The increase in Government revenue from dividends and levies – from Rs. 41.1 billion to Rs. 56.5 billion – is evidence of this contribution. At a time when Sri Lanka remains under pressure to strengthen public finances and reduce debt vulnerabilities, profitable SOEs are no longer merely administrative entities. They are becoming important contributors to fiscal stability.

CEB’s reversal

Yet the CEB’s reversal demonstrates how quickly those gains can be undermined.

The utility moved from a profit of Rs. 141.6 billion in 2024 to a loss of Rs. 38.7 billion in 2025. Significantly, this occurred despite higher electricity consumption and lower average generation costs. The principal cause was not operational collapse but a series of substantial tariff reductions that reduced revenue faster than costs could adjust.

This raises a fundamental policy question: can a utility operate sustainably under a cost-reflective pricing framework if political and regulatory interventions repeatedly alter tariffs?

Affordable electricity is a legitimate public policy objective.

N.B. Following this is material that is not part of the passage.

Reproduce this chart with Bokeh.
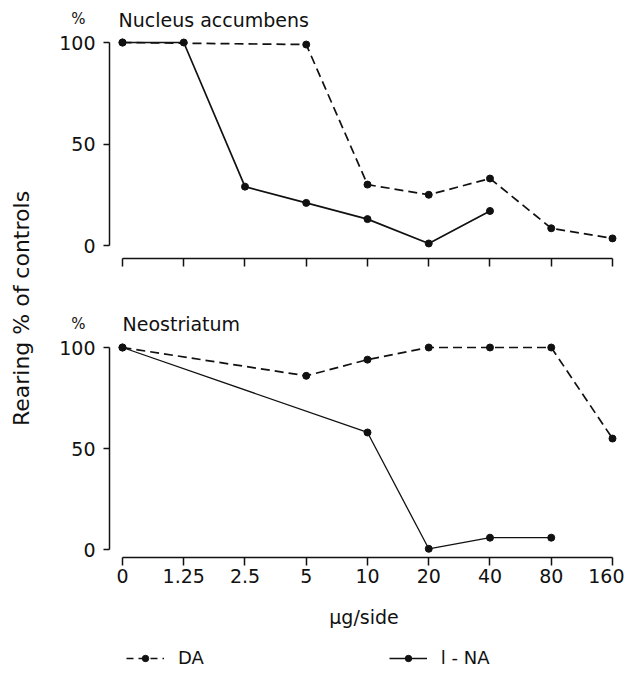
import math
from bokeh.plotting import figure
from bokeh.models import Label, Legend, LegendItem, FixedTicker, Range1d, LinearAxis
from bokeh.layouts import row, column
from bokeh.embed import file_html
from bokeh.resources import INLINE

# ---- data -------------------------------------------------------------
doses = ["0", "1.25", "2.5", "5", "10", "20", "40", "80", "160"]

acc_da_doses = ["0", "5", "10", "20", "40", "80", "160"]
acc_da_vals = [100, 99, 30, 25, 33, 8.5, 3.5]
acc_na_doses = ["0", "1.25", "2.5", "5", "10", "20", "40"]
acc_na_vals = [100, 100, 29, 21, 13, 1, 17]

neo_da_doses = ["0", "5", "10", "20", "40", "80", "160"]
neo_da_vals = [100, 86, 94, 100, 100, 100, 55]
neo_na_doses = ["0", "10", "20", "40", "80"]
neo_na_vals = [100, 58, 0.5, 6, 6]

y_ticks = [0, 50, 100]
panel_titles = ["Nucleus accumbens", "Neostriatum"]
series_names = ["DA", "l - NA"]
x_title = "μg/side"
y_title = "Rearing % of controls"
unit = "%"

FONT = "DejaVu Sans"
INK = "#111111"
DASH = "9 5"
PW = 576               # width of the panel column
FRAME_X = (109, 618)   # page x of the plot frames (shared by the column)


def pos(ds):
    return [doses.index(d) for d in ds]


def blank(width, height, xr, yr, border_top=0):
    f = figure(width=width, height=height, x_range=Range1d(*xr), y_range=Range1d(*yr),
               output_backend="svg", toolbar_location=None,
               x_axis_type=None, y_axis_type=None,
               min_border=0, min_border_left=0, min_border_right=0,
               min_border_top=border_top, min_border_bottom=0)
    f.outline_line_color = None
    f.xgrid.visible = False
    f.ygrid.visible = False
    return f


def make_panel(height, border_top, border_bottom, yr, show_labels):
    p = figure(width=PW, height=height,
               x_range=Range1d(-0.212, 8.098), y_range=Range1d(*yr),
               output_backend="svg", toolbar_location=None,
               min_border_left=61, min_border_right=6,
               min_border_top=border_top, min_border_bottom=border_bottom)
    p.outline_line_color = None
    p.xgrid.visible = False
    p.ygrid.visible = False

    xa = p.xaxis[0]
    xa.ticker = FixedTicker(ticks=list(range(len(doses))))
    xa.bounds = (0, len(doses) - 1)
    xa.axis_line_color = INK
    xa.axis_line_width = 1.5
    xa.major_tick_line_color = INK
    xa.major_tick_line_width = 1.5
    xa.major_tick_out = 8
    xa.major_tick_in = 0
    xa.minor_tick_line_color = None
    xa.major_label_text_font = FONT
    xa.major_label_text_color = INK
    if show_labels:
        xa.major_label_overrides = {i: d for i, d in enumerate(doses)}
        xa.major_label_text_font_size = "19px"
        xa.major_label_standoff = 3
    else:
        xa.major_label_overrides = {i: "" for i in range(len(doses))}
        xa.major_label_text_font_size = "1px"
        xa.major_label_standoff = 0

    ya = p.yaxis[0]
    ya.ticker = FixedTicker(ticks=y_ticks)
    ya.bounds = (0, 100)
    ya.axis_line_color = INK
    ya.axis_line_width = 1.5
    ya.major_tick_line_color = INK
    ya.major_tick_line_width = 1.5
    ya.major_tick_out = 6
    ya.major_tick_in = 0
    ya.minor_tick_line_color = None
    ya.major_label_text_font = FONT
    ya.major_label_text_font_size = "19px"
    ya.major_label_text_color = INK
    ya.major_label_standoff = 8
    return p


def add_series(p, da_d, da_v, na_d, na_v, na_width=1.7):
    p.line(pos(da_d), da_v, line_color=INK, line_width=1.7, line_dash=DASH)
    p.scatter(pos(da_d), da_v, size=7, color=INK)
    p.line(pos(na_d), na_v, line_color=INK, line_width=na_width)
    p.scatter(pos(na_d), na_v, size=7, color=INK)


def header(height, border_top, name, name_x, name_mid):
    # the "%" sits at the vertical centre of this strip's frame
    h = blank(PW, height, FRAME_X, (0, height - border_top), border_top)
    ax = LinearAxis(ticker=FixedTicker(ticks=[]),
                    axis_line_color=None, major_tick_line_color=None,
                    minor_tick_line_color=None, major_label_text_font_size="1px",
                    axis_label=unit, axis_label_orientation="horizontal",
                    axis_label_text_font=FONT, axis_label_text_font_size="15px",
                    axis_label_text_font_style="normal", axis_label_text_color=INK,
                    axis_label_standoff=24)
    h.add_layout(ax, "left")
    h.add_layout(Label(x=name_x, y=name_mid, text=name, text_font=FONT,
                       text_font_size="19px", text_align="left",
                       text_baseline="middle", text_color=INK))
    return h


# ---- top panel --------------------------------------------------------
H1 = 30
hdr1 = header(H1, 6, panel_titles[0], 118, 11)      # frame: page y 6..30
top = make_panel(250, 6, 22, (-6.40, 102.96), False)
add_series(top, acc_da_doses, acc_da_vals, acc_na_doses, acc_na_vals)

# ---- bottom panel -----------------------------------------------------
H2 = 54
hdr2 = header(H2, 32, panel_titles[1], 122, 11)     # frame: page y 312..334
bot = make_panel(300, 6, 77, (-3.8, 103.46), True)
add_series(bot, neo_da_doses, neo_da_vals, neo_na_doses, neo_na_vals, 1.3)
bot.xaxis.axis_label = x_title
bot.xaxis.axis_label_text_font = FONT
bot.xaxis.axis_label_text_font_size = "19px"
bot.xaxis.axis_label_text_font_style = "normal"
bot.xaxis.axis_label_text_color = INK
bot.xaxis.axis_label_standoff = 20

# ---- legend strip (its renderers lie outside the strip's view) -------
leg = blank(PW, 34, (-20, -19), (0, 1))
l1 = leg.line(pos(neo_da_doses), neo_da_vals, line_color=INK, line_width=1.5, line_dash="7 5")
s1 = leg.scatter(pos(neo_da_doses), neo_da_vals, size=6, color=INK)
l2 = leg.line(pos(neo_na_doses), neo_na_vals, line_color=INK, line_width=1.5)
s2 = leg.scatter(pos(neo_na_doses), neo_na_vals, size=6, color=INK)
legend = Legend(items=[LegendItem(label=series_names[0], renderers=[l1, s1]),
                       LegendItem(label=series_names[1], renderers=[l2, s2])],
                orientation="horizontal", location=(17, 0),
                spacing=185, padding=0, margin=0,
                glyph_width=38, glyph_height=16, label_standoff=14,
                label_text_font=FONT, label_text_font_size="18px",
                label_text_color=INK, border_line_color=None,
                background_fill_alpha=0)
leg.add_layout(legend)

# ---- y-axis title column ---------------------------------------------
TOTAL_H = H1 + 250 + H2 + 300 + 34
lab = blank(48, TOTAL_H, (0, 48), (0, TOTAL_H))
lab.add_layout(Label(x=21, y=TOTAL_H - 308, text=y_title, angle=math.pi / 2,
                     text_font=FONT, text_font_size="22px",
                     text_align="center", text_baseline="middle",
                     text_color=INK))

layout = row(lab, column(hdr1, top, hdr2, bot, leg))

with open("out.html", "w") as f:
    f.write(file_html(layout, INLINE))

However, if tariffs are reduced without adequate consideration of financial sustainability, the burden ultimately falls elsewhere – either through future tariff increases, delayed investments, mounting debt, or taxpayer support.

The irony is that the CEB’s operational indicators actually contained encouraging signs. Increased renewable energy capacity, greater reliance on hydropower, and lower average generation costs indicate progress toward a more efficient energy system. Yet these gains were overwhelmed by the revenue impact of tariff reductions.

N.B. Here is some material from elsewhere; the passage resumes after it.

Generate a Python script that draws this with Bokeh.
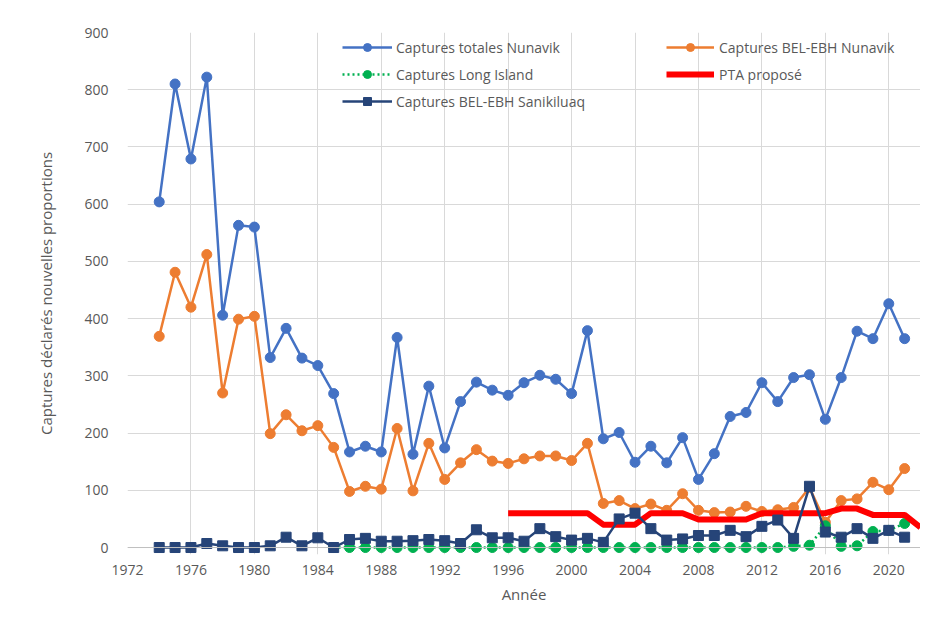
from bokeh.plotting import figure
from bokeh.models import Range1d, Legend, LegendItem, FixedTicker, Span
from bokeh.embed import file_html
from bokeh.resources import INLINE

# ---- data ----
years_main = list(range(1974, 2022))
totales_nunavik = [604, 810, 679, 822, 406, 563, 560, 332, 383, 331, 318, 269,
                   167, 177, 167, 367, 163, 282, 174, 255, 289, 275, 266, 288,
                   301, 294, 269, 379, 190, 201, 149, 177, 148, 192, 119, 164,
                   229, 236, 288, 255, 297, 302, 224, 297, 378, 365, 426, 365]
bel_ebh_nunavik = [369, 481, 420, 512, 270, 399, 404, 199, 232, 204, 213, 175,
                   98, 107, 102, 208, 99, 182, 119, 148, 171, 151, 147, 155,
                   160, 160, 152, 182, 77, 82, 68, 76, 65, 94, 65, 61,
                   62, 72, 63, 66, 70, 105, 44, 82, 85, 114, 101, 138]
bel_ebh_sanikiluaq = [0, 0, 0, 7, 3, 0, 0, 3, 18, 3, 17, 0,
                      14, 16, 11, 11, 12, 14, 12, 7, 31, 17, 17, 11,
                      33, 19, 13, 16, 9, 50, 60, 33, 13, 15, 21, 21,
                      30, 19, 37, 48, 16, 107, 27, 18, 33, 16, 30, 18]
years_long_island = list(range(1985, 2022))
long_island = [0] * 29 + [2, 4, 38, 2, 3, 28, 30, 42]
years_pta = list(range(1996, 2023))
pta_propose = [60, 60, 60, 60, 60, 60, 40, 40, 40, 60, 60, 60, 49, 49, 49, 49,
               60, 60, 60, 60, 60, 68, 68, 57, 57, 57, 35]

x_ticks = list(range(1972, 2021, 4))
y_ticks = list(range(0, 901, 100))

BLUE = "#4472C4"
ORANGE = "#ED7D31"
GREEN = "#00B050"
RED = "#FF0000"
NAVY = "#264478"
TXT = "#595959"
GRID = "#D9D9D9"
FONT = "Open Sans"

p = figure(width=920, height=606, output_backend="svg", toolbar_location=None,
           x_range=Range1d(1972, 2022), y_range=Range1d(-12.2, 900),
           min_border_left=127, min_border_right=0, min_border_top=32,
           min_border_bottom=52)
p.outline_line_color = None
p.background_fill_color = "white"
p.border_fill_color = "white"

# axes
p.xaxis.ticker = FixedTicker(ticks=x_ticks)
p.yaxis.ticker = FixedTicker(ticks=y_ticks)
for ax in (p.xaxis[0], p.yaxis[0]):
    ax.axis_line_color = None
    ax.major_tick_line_color = None
    ax.minor_tick_line_color = None
    ax.major_label_text_font = FONT
    ax.major_label_text_font_size = "14px"
    ax.major_label_text_color = TXT
    ax.axis_label_text_font = FONT
    ax.axis_label_text_font_size = "15px"
    ax.axis_label_text_font_style = "normal"
    ax.axis_label_text_color = TXT
p.xaxis.major_label_standoff = 4
p.yaxis.major_label_standoff = 13
p.xaxis.axis_label = "Année"
p.yaxis.axis_label = "Captures déclarés nouvelles proportions"
p.xaxis.axis_label_standoff = 6
p.yaxis.axis_label_standoff = 25

p.xgrid.ticker = FixedTicker(ticks=x_ticks)
p.ygrid.ticker = FixedTicker(ticks=y_ticks)
p.xgrid.grid_line_color = GRID
p.ygrid.grid_line_color = GRID
p.xgrid.grid_line_width = 1
p.ygrid.grid_line_width = 1

p.add_layout(Span(location=0, dimension="width", line_color="#BFBFBF", line_width=1))

# series
l1 = p.line(years_main, totales_nunavik, line_color=BLUE, line_width=2.5)
s1 = p.scatter(years_main, totales_nunavik, marker="circle", size=10,
               fill_color=BLUE, line_color=BLUE)
l2 = p.line(years_main, bel_ebh_nunavik, line_color=ORANGE, line_width=2.5)
s2 = p.scatter(years_main, bel_ebh_nunavik, marker="circle", size=10,
               fill_color=ORANGE, line_color=ORANGE)
l3 = p.line(years_long_island, long_island, line_color=GREEN, line_width=2.5,
            line_dash="2 3")
s3 = p.scatter(years_long_island, long_island, marker="circle", size=10,
               fill_color=GREEN, line_color=GREEN)
l4 = p.line(years_pta, pta_propose, line_color=RED, line_width=6,
            line_join="round")
l5 = p.line(years_main, bel_ebh_sanikiluaq, line_color=NAVY, line_width=2.5)
s5 = p.scatter(years_main, bel_ebh_sanikiluaq, marker="square", size=10,
               fill_color=NAVY, line_color=NAVY)


def make_legend(items, loc, gw, standoff):
    lg = Legend(items=items, location=loc, orientation="vertical",
                padding=0, margin=0, spacing=7,
                glyph_width=gw, glyph_height=20, label_height=20,
                label_standoff=standoff,
                label_text_font=FONT, label_text_font_size="14px",
                label_text_color=TXT,
                border_line_color=None, background_fill_alpha=0)
    return lg


leg1 = make_legend([
    LegendItem(label="Captures totales Nunavik", renderers=[l1, s1]),
    LegendItem(label="Captures Long Island", renderers=[l3, s3]),
    LegendItem(label="Captures BEL-EBH Sanikiluaq", renderers=[l5, s5]),
], (215, 443), 50, 4)
leg2 = make_legend([
    LegendItem(label="Captures BEL-EBH Nunavik", renderers=[l2, s2]),
    LegendItem(label="PTA proposé", renderers=[l4]),
], (539, 470), 48, 5)
p.add_layout(leg1)
p.add_layout(leg2)

open("out.html", "w").write(file_html(p, INLINE))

The lesson is not that reform has failed. Rather, it is that reform remains incomplete.

The Government’s decision to establish successor companies under the CEB’s unbundling programme and reduce legacy debt is a positive step. Similarly, the broader reform agenda – including the liquidation of dormant entities, consolidation of non-commercial enterprises, and the introduction of stronger governance frameworks – signals a commitment to modernising the SOE sector.

More reforms

The banking sector reforms deserve particular attention. The appointment of independent directors and the move toward stronger corporate governance standards represent important institutional changes. While such reforms rarely generate headlines, they are often the foundation upon which long-term performance improvements are built.

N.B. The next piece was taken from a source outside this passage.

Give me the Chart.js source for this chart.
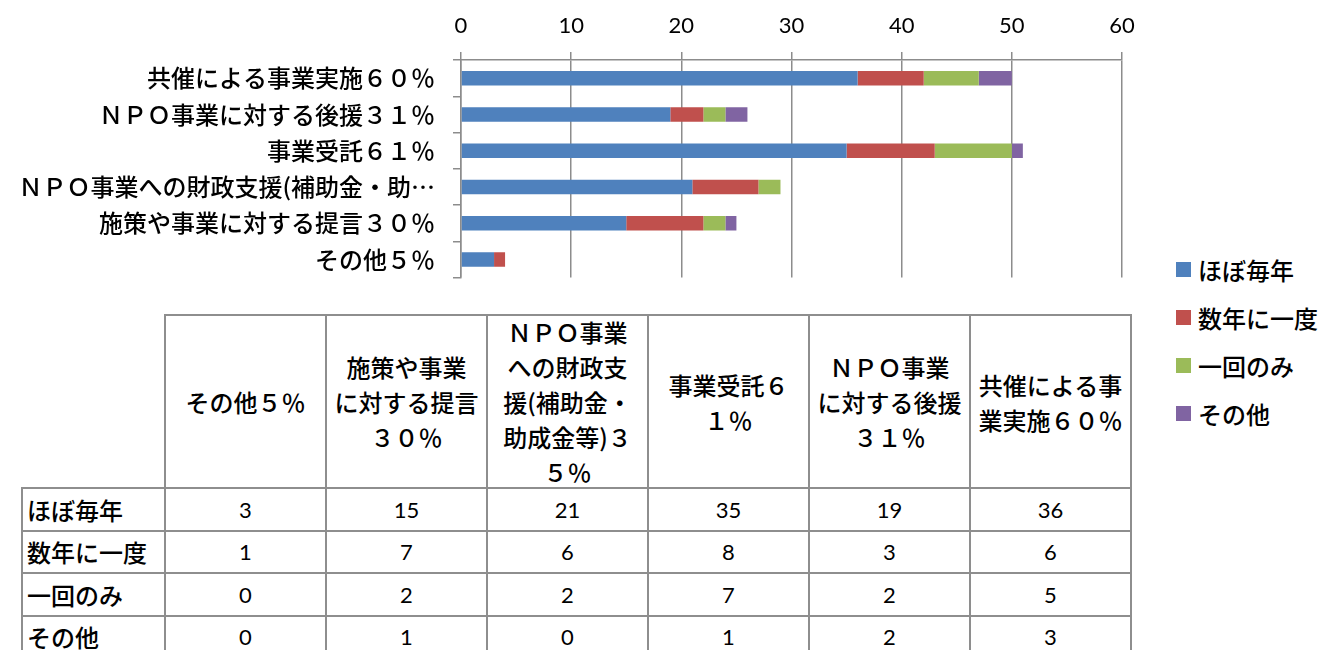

At the same time, the continuing losses at SriLankan Airlines serve as a reminder that some challenges remain deeply entrenched. The airline’s improved operational performance demonstrates that management efforts are yielding results. However, foreign exchange exposure and a massive debt burden continue to erode profitability. The improvement in liabilities and negative equity is encouraging, but the path to financial sustainability remains long and uncertain.

SOE sector in transition

What emerges from the 2025 figures is a picture of an SOE sector in transition. The traditional narrative that all state enterprises are financial burdens is increasingly difficult to sustain. Many are generating substantial profits, paying dividends, and supporting Government revenue.

However, success remains uneven. A handful of large institutions continue to carry significant structural risks, while policy decisions can quickly reverse financial gains even in enterprises that are improving operationally.

The challenge for policymakers is therefore not simply to make SOEs profitable. It is to create governance structures that allow commercially viable enterprises to operate with discipline, transparency, and predictability while ensuring that social and political objectives are pursued without undermining financial sustainability.

The 2025 results suggest that Sri Lanka is moving in that direction. But they also demonstrate how fragile progress can be when a single enterprise is capable of transforming an otherwise strong year for the entire SOE sector into a story of declining profits.

One utility should not define the SOE story. The real story is that reform is beginning to deliver results – but only if the Government has the resolve to see it through.

Disclaimer: The views and opinions expressed in this article are those of the writer and do not necessarily reflect the official position of this publication.